LISTING:
************

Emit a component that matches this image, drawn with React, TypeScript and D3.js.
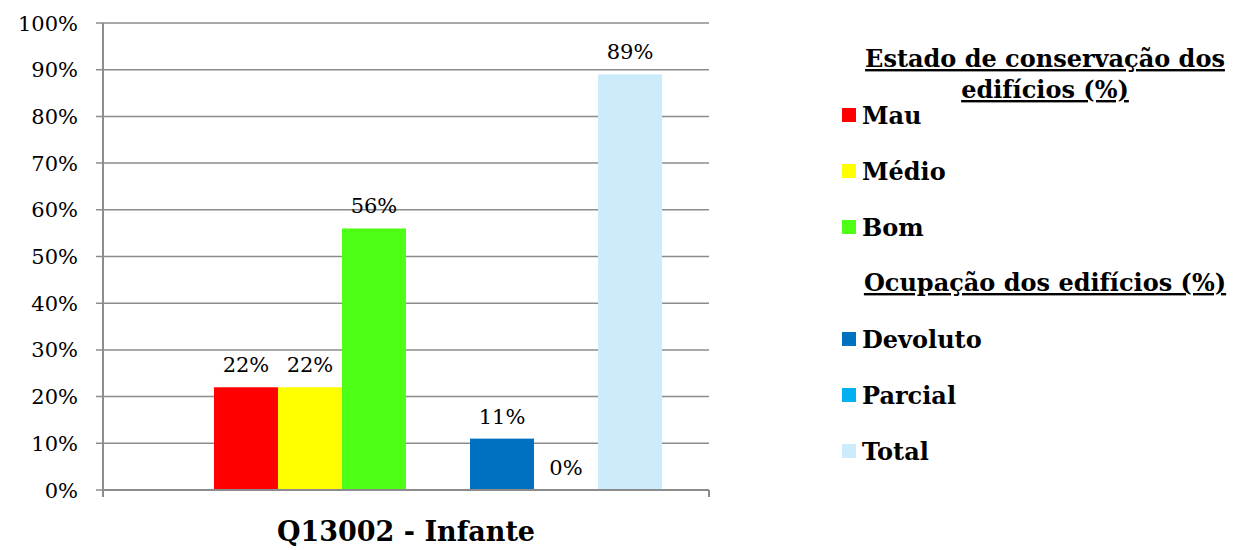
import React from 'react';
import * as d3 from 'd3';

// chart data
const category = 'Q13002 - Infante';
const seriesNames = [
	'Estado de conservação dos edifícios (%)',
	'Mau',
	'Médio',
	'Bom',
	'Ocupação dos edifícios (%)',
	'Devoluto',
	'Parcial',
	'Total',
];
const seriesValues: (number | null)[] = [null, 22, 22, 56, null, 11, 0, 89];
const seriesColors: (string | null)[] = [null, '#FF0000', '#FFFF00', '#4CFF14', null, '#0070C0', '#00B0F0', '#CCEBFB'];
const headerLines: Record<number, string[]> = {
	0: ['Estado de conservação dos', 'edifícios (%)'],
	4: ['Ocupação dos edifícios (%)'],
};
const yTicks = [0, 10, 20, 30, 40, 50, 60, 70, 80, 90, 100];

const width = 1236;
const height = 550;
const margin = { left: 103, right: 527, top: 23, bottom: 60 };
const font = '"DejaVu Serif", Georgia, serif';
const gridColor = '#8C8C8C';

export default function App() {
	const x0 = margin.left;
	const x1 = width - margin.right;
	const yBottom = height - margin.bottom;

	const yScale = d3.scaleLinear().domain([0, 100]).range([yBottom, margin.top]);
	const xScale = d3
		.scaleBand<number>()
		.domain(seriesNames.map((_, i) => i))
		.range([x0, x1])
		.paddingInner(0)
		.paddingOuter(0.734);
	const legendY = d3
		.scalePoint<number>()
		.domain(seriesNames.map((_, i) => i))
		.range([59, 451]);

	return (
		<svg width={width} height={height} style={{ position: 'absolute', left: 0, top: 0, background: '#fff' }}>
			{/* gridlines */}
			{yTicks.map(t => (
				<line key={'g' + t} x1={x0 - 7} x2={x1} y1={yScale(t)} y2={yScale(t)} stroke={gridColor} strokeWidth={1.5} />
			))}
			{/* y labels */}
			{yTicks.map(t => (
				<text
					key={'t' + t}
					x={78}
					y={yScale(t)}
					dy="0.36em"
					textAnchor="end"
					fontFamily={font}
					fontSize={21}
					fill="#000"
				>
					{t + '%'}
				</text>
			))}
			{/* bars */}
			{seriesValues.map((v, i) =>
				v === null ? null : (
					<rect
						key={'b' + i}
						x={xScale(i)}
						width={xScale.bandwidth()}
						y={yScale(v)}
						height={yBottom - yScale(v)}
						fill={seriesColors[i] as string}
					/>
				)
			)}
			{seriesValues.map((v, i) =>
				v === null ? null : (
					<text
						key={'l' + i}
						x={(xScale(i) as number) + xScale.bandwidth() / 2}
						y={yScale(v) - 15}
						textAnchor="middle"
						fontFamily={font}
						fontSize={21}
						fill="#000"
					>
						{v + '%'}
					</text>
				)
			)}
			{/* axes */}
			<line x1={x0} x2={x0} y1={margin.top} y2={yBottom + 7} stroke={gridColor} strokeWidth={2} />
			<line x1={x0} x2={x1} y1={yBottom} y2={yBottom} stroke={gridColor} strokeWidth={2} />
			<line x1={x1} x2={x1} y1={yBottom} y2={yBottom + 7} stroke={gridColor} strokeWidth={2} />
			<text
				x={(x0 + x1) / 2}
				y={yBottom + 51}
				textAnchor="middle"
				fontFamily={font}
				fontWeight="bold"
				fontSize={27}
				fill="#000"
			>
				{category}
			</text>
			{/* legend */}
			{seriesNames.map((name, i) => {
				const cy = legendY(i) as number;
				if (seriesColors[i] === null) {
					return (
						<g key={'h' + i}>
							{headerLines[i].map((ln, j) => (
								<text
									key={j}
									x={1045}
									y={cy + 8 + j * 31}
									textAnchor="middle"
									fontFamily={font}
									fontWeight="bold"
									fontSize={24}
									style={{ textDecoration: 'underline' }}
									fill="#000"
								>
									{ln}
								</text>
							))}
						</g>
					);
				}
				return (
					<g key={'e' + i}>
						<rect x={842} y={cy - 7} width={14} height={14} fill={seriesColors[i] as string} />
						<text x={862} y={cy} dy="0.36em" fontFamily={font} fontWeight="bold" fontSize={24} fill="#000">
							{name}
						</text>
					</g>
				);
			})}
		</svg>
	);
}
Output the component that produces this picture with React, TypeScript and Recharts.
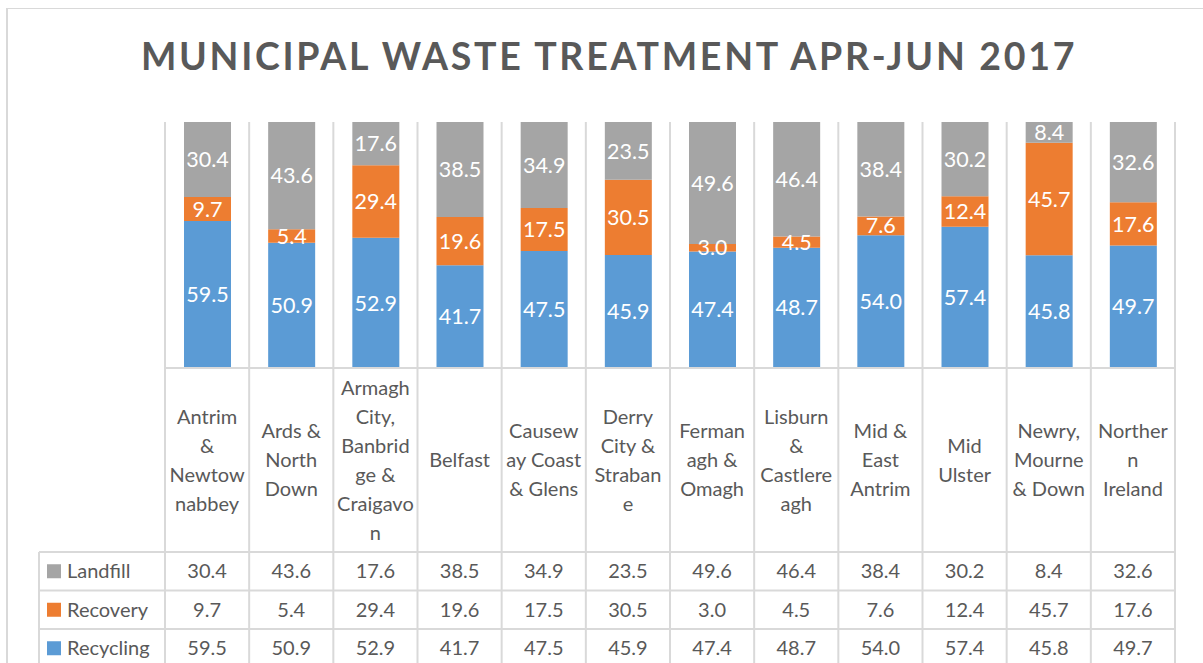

************

WRITTEN REQUEST: Repeat each entry exactly as given; no pictures belong in the copy.

THE SOLUTION:
Emit a component that matches this image, drawn with React, TypeScript and D3.js.
import React from 'react';
import * as d3 from 'd3';

// chart data
const category = 'Q13002 - Infante';
const seriesNames = [
	'Estado de conservação dos edifícios (%)',
	'Mau',
	'Médio',
	'Bom',
	'Ocupação dos edifícios (%)',
	'Devoluto',
	'Parcial',
	'Total',
];
const seriesValues: (number | null)[] = [null, 22, 22, 56, null, 11, 0, 89];
const seriesColors: (string | null)[] = [null, '#FF0000', '#FFFF00', '#4CFF14', null, '#0070C0', '#00B0F0', '#CCEBFB'];
const headerLines: Record<number, string[]> = {
	0: ['Estado de conservação dos', 'edifícios (%)'],
	4: ['Ocupação dos edifícios (%)'],
};
const yTicks = [0, 10, 20, 30, 40, 50, 60, 70, 80, 90, 100];

const width = 1236;
const height = 550;
const margin = { left: 103, right: 527, top: 23, bottom: 60 };
const font = '"DejaVu Serif", Georgia, serif';
const gridColor = '#8C8C8C';

export default function App() {
	const x0 = margin.left;
	const x1 = width - margin.right;
	const yBottom = height - margin.bottom;

	const yScale = d3.scaleLinear().domain([0, 100]).range([yBottom, margin.top]);
	const xScale = d3
		.scaleBand<number>()
		.domain(seriesNames.map((_, i) => i))
		.range([x0, x1])
		.paddingInner(0)
		.paddingOuter(0.734);
	const legendY = d3
		.scalePoint<number>()
		.domain(seriesNames.map((_, i) => i))
		.range([59, 451]);

	return (
		<svg width={width} height={height} style={{ position: 'absolute', left: 0, top: 0, background: '#fff' }}>
			{/* gridlines */}
			{yTicks.map(t => (
				<line key={'g' + t} x1={x0 - 7} x2={x1} y1={yScale(t)} y2={yScale(t)} stroke={gridColor} strokeWidth={1.5} />
			))}
			{/* y labels */}
			{yTicks.map(t => (
				<text
					key={'t' + t}
					x={78}
					y={yScale(t)}
					dy="0.36em"
					textAnchor="end"
					fontFamily={font}
					fontSize={21}
					fill="#000"
				>
					{t + '%'}
				</text>
			))}
			{/* bars */}
			{seriesValues.map((v, i) =>
				v === null ? null : (
					<rect
						key={'b' + i}
						x={xScale(i)}
						width={xScale.bandwidth()}
						y={yScale(v)}
						height={yBottom - yScale(v)}
						fill={seriesColors[i] as string}
					/>
				)
			)}
			{seriesValues.map((v, i) =>
				v === null ? null : (
					<text
						key={'l' + i}
						x={(xScale(i) as number) + xScale.bandwidth() / 2}
						y={yScale(v) - 15}
						textAnchor="middle"
						fontFamily={font}
						fontSize={21}
						fill="#000"
					>
						{v + '%'}
					</text>
				)
			)}
			{/* axes */}
			<line x1={x0} x2={x0} y1={margin.top} y2={yBottom + 7} stroke={gridColor} strokeWidth={2} />
			<line x1={x0} x2={x1} y1={yBottom} y2={yBottom} stroke={gridColor} strokeWidth={2} />
			<line x1={x1} x2={x1} y1={yBottom} y2={yBottom + 7} stroke={gridColor} strokeWidth={2} />
			<text
				x={(x0 + x1) / 2}
				y={yBottom + 51}
				textAnchor="middle"
				fontFamily={font}
				fontWeight="bold"
				fontSize={27}
				fill="#000"
			>
				{category}
			</text>
			{/* legend */}
			{seriesNames.map((name, i) => {
				const cy = legendY(i) as number;
				if (seriesColors[i] === null) {
					return (
						<g key={'h' + i}>
							{headerLines[i].map((ln, j) => (
								<text
									key={j}
									x={1045}
									y={cy + 8 + j * 31}
									textAnchor="middle"
									fontFamily={font}
									fontWeight="bold"
									fontSize={24}
									style={{ textDecoration: 'underline' }}
									fill="#000"
								>
									{ln}
								</text>
							))}
						</g>
					);
				}
				return (
					<g key={'e' + i}>
						<rect x={842} y={cy - 7} width={14} height={14} fill={seriesColors[i] as string} />
						<text x={862} y={cy} dy="0.36em" fontFamily={font} fontWeight="bold" fontSize={24} fill="#000">
							{name}
						</text>
					</g>
				);
			})}
		</svg>
	);
}
Output the component that produces this picture with React, TypeScript and Recharts.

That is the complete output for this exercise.